### Written request
Your task is to gather the lines below that hold the string "this".

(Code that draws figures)
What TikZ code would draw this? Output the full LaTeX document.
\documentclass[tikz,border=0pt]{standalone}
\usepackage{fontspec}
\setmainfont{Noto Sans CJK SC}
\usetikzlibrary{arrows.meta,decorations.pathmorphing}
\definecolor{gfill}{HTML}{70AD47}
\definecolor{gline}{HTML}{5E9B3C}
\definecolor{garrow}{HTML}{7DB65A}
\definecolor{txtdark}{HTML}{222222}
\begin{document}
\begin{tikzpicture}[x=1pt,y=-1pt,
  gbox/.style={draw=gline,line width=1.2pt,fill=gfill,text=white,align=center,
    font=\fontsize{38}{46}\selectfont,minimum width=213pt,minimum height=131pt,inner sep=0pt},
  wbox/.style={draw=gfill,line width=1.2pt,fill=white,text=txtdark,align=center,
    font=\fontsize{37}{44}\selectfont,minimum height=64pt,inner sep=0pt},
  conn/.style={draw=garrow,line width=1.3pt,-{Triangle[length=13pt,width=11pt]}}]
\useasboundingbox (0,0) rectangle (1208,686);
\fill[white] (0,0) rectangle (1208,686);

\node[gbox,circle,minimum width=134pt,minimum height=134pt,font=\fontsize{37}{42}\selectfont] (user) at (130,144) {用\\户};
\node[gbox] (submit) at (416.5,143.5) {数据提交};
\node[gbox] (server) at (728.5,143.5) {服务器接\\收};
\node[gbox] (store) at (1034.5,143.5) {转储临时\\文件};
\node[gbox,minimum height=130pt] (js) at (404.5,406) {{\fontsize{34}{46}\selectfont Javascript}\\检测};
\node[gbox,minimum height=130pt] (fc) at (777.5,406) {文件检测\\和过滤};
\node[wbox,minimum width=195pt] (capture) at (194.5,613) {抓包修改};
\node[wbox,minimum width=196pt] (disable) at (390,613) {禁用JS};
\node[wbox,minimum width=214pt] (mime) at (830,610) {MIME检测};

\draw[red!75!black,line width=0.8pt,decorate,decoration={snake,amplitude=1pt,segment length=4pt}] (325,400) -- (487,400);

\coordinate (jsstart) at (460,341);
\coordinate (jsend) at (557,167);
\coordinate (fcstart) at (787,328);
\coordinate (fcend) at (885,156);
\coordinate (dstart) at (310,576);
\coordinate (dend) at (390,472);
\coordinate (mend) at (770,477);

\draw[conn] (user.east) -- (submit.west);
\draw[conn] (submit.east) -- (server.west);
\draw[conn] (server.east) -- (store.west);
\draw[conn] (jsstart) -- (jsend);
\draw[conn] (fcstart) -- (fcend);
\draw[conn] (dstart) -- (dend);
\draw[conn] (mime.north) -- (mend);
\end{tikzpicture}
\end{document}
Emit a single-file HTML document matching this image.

### Result of the task
What TikZ code would draw this? Output the full LaTeX document.
Emit a single-file HTML document matching this image.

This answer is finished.